RuntimeError: there are no graph nodes that require computing gradients ,CosineEmbeddingLoss

isalirezag · November 19, 2018, 12:56am

can anyone help me with this loss error.
why i am getting the following error when i use CosineEmbeddingLoss loss

example:

import torch
import torch.nn.functional as F
from torch.autograd import Variable
a = torch.rand(1,1,10,10)
b = torch.rand(1,1,10,10)
c = torch.ones(1,1,10,10)
c.requires_grad = False
l = torch.nn.CosineEmbeddingLoss()
output = l(a, b, c)
print(output)

Variable containing:
1.00000e-07 *
  7.7486
[torch.FloatTensor of size 1]

output.backward()

RuntimeError: there are no graph nodes that require computing gradients

Im using pytorch 0.3.0

I have two follow up questions as well:
why i cannot compute the loss if i have:

a = torch.rand(1,2,10,10)
b = torch.rand(1,2,10,10)
c = torch.ones(1,2,10,10)
c.requires_grad = False
l = torch.nn.CosineEmbeddingLoss()
output = l(a, b, c)
print(output)

RuntimeError: inconsistent tensor size, expected src [1 x 10 x 10] and mask [1 x 2 x 10 x 10] to have the same number of elements, but got 100 and 200 elements respectively at /opt/conda/conda-bld/pytorch_1512387374934/work/torch/lib/TH/generic/THTensorMath.c:197

and why i can do it when i have:

a = torch.rand(2,1,10,10)
b = torch.rand(2,1,10,10)
c = torch.ones(2,1,10,10)
c.requires_grad = False
l = torch.nn.CosineEmbeddingLoss()
output = l(a, b, c)
print(output)
1.00000e-07 *
  8.9407
[torch.FloatTensor of size 1]

in the last case i still get the

RuntimeError: there are no graph nodes that require computing gradients

error when i do the backward pass though

crcrpar · November 19, 2018, 1:28am

Hi,

I’m not sure that I understand this loss function and how to use it though, as long as I understand,
a target variable (in your snippet, c) is assumed to be shape of (batch_size,) and representing whether every single sample in x1 is similar to the counterpart in x2.
For example, in your second case which failed to calculate a loss, c was supposed to represent one sample of a shape of (2, 10, 10) is similar to the counterpart of b shape of (2, 10, 10) or not.

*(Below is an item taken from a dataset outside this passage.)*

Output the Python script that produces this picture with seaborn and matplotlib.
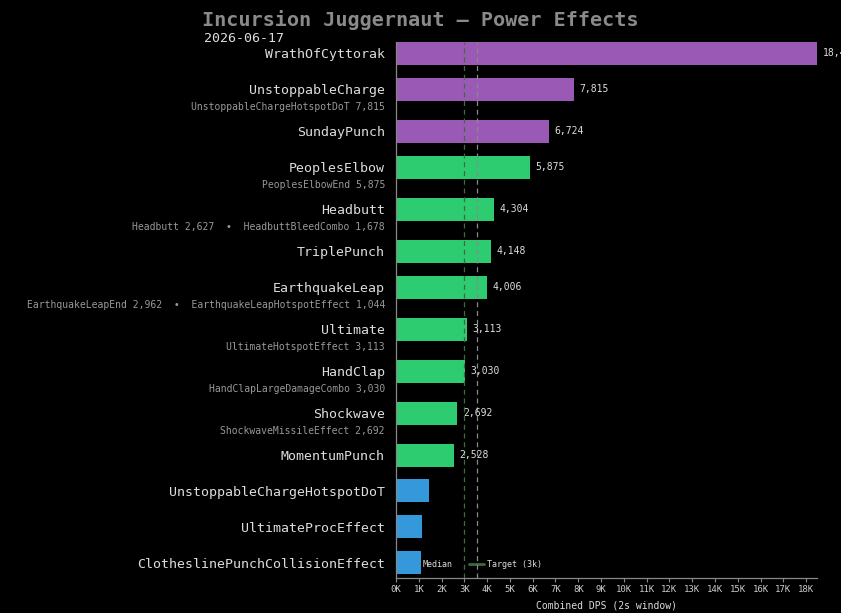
import numpy as np
import pandas as pd
import matplotlib
matplotlib.use("Agg")
import matplotlib.pyplot as plt
import matplotlib.transforms as mtransforms
from matplotlib.lines import Line2D
from matplotlib.ticker import FuncFormatter, MultipleLocator
import seaborn as sns

# Data
effects = ["WrathOfCyttorak", "UnstoppableCharge", "SundayPunch", "PeoplesElbow",
           "Headbutt", "TriplePunch", "EarthquakeLeap", "Ultimate", "HandClap",
           "Shockwave", "MomentumPunch", "UnstoppableChargeHotspotDoT",
           "UltimateProcEffect", "ClotheslinePunchCollisionEffect"]
dps = [18480, 7815, 6724, 5875, 4304, 4148, 4006, 3113, 3030, 2692, 2528, 1450, 1140, 1095]
tier = ["top", "top", "top", "mid", "mid", "mid", "mid", "mid", "mid", "mid", "mid",
        "low", "low", "low"]
components = [
    [],
    [("UnstoppableChargeHotspotDoT", 7815)],
    [],
    [("PeoplesElbowEnd", 5875)],
    [("Headbutt", 2627), ("HeadbuttBleedCombo", 1678)],
    [],
    [("EarthquakeLeapEnd", 2962), ("EarthquakeLeapHotspotEffect", 1044)],
    [("UltimateHotspotEffect", 3113)],
    [("HandClapLargeDamageCombo", 3030)],
    [("ShockwaveMissileEffect", 2692)],
    [], [], [], [],
]
target = 3000
title = "Incursion Juggernaut \u2014 Power Effects"
date = "2026-06-17"

palette = {"top": "#9b59b6", "mid": "#2ecc71", "low": "#3498db"}
target_color = "#3d6b3d"
median_color = "#8a8a8a"

# rows with a component line get a bit more room below
pos = [0.0]
for c in components[:-1]:
    pos.append(pos[-1] + 1 + (1 / 6 if c else 0))

df = pd.DataFrame({"effect": effects, "dps": dps, "tier": tier, "pos": pos})
median = float(np.median(dps))

sns.set_theme(style="dark")
plt.rcParams["font.family"] = ["DejaVu Sans Mono", "DejaVu Sans"]

fig = plt.figure(figsize=(8.41, 6.13), dpi=100, facecolor="black")
ax = fig.add_axes([0.4709, 0.0571, 0.5006, 0.8744])
ax.set_facecolor("black")

sns.barplot(data=df, x="dps", y="pos", hue="tier", palette=palette, orient="h",
            native_scale=True, dodge=False, width=0.64, legend=False, ax=ax,
            saturation=1, linewidth=0, edgecolor="none", errorbar=None)

ax.axvline(target, color=target_color, lw=0.9, ls=(0, (4, 3)), zorder=3)
ax.axvline(median, color=median_color, lw=0.9, ls=(0, (4, 3)), zorder=3)

ax.set_xlim(0, max(dps))
ax.set_ylim(pos[-1] + 0.42, -0.32)

ax.set_yticks(pos)
ax.set_yticklabels(effects, color="#dddddd", fontsize=9.5)
ax.tick_params(axis="y", length=0, pad=8)
ax.xaxis.set_major_locator(MultipleLocator(1000))
ax.xaxis.set_major_formatter(FuncFormatter(lambda v, _: f"{int(v / 1000)}K"))
ax.tick_params(axis="x", colors="#888888", labelcolor="#cccccc", labelsize=6.5,
               length=3, width=0.8, pad=2, bottom=True)
ax.set_xlabel("Combined DPS (2s window)", color="#dddddd", fontsize=7, labelpad=5)
ax.set_ylabel("")

for s in ["top", "right"]:
    ax.spines[s].set_visible(False)
for s in ["left", "bottom"]:
    ax.spines[s].set_visible(True)
    ax.spines[s].set_color("#888888")
    ax.spines[s].set_linewidth(0.9)

# value labels
for v, p, t in zip(dps, pos, tier):
    if t != "low":
        ax.annotate(f"{v:,}", (v, p), xytext=(4, 0), textcoords="offset points",
                    va="center", ha="left", fontsize=7, color="#dddddd",
                    annotation_clip=False)

# component lines under each label
trans = mtransforms.blended_transform_factory(ax.transAxes, ax.transData)
offset = mtransforms.ScaledTranslation(-8 / 72, 0, fig.dpi_scale_trans)
for c, p in zip(components, pos):
    if c:
        txt = "  \u2022  ".join(f"{n} {v:,}" for n, v in c)
        ax.text(0, p + 0.5, txt, transform=trans + offset, ha="right", va="center",
                fontsize=7, color="#999999")

handles = [Line2D([], [], color=median_color, lw=0.9, ls=(0, (4, 3)), label="Median"),
           Line2D([], [], color=target_color, lw=2, label="Target (3k)")]
leg = ax.legend(handles=handles, loc="lower left", ncol=2, frameon=False,
                fontsize=6, labelcolor="#dddddd", handlelength=1.8, columnspacing=2.0,
                handletextpad=0.35, borderaxespad=0.75, borderpad=0.3)
leg.set_zorder(0.5)

fig.text(0.5, 0.967, title, ha="center", va="center", fontsize=14.5,
         fontweight="bold", color="#8a8a8a")
fig.text(0.2426, 0.938, date, ha="left", va="center", fontsize=9.5, color="#dddddd")

fig.savefig("out.png", dpi=100, facecolor="black")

Also, I guess the reason why backward computations are unavailable is that inputs to the loss function did not go through any operations.

For example, the loss computed using 2 vectors from embedding layer can propagate gradient like this.

In [9]: l = nn.Embedding(10, 20)

In [10]: a = l(torch.LongTensor([0]))

In [11]: a.size()
Out[11]: torch.Size([1, 20])

In [12]: b = l(torch.LongTensor([2]))

In [13]: loss = F.cosine_embedding_loss(a, b, torch.ones(1, requires_grad=False))

In [14]: loss.backward()

In [15]: exit

Hope this will help you a bit.

isalirezag · November 19, 2018, 1:42am

Thanks for your explanation, but this loss will be used in unsupervised learning or semi supervised learning.
so c is not the target.
based on the documentation link, the c is a Tensor label 1 or -1. This is used for measuring whether two inputs are similar or dissimilar; my understanding was that it should be in the similar shape with a and b. though, if i change its size to be

c = torch.ones(1,1,10,10)

the second case witll work apparently.
But i still did not understand what is happening there.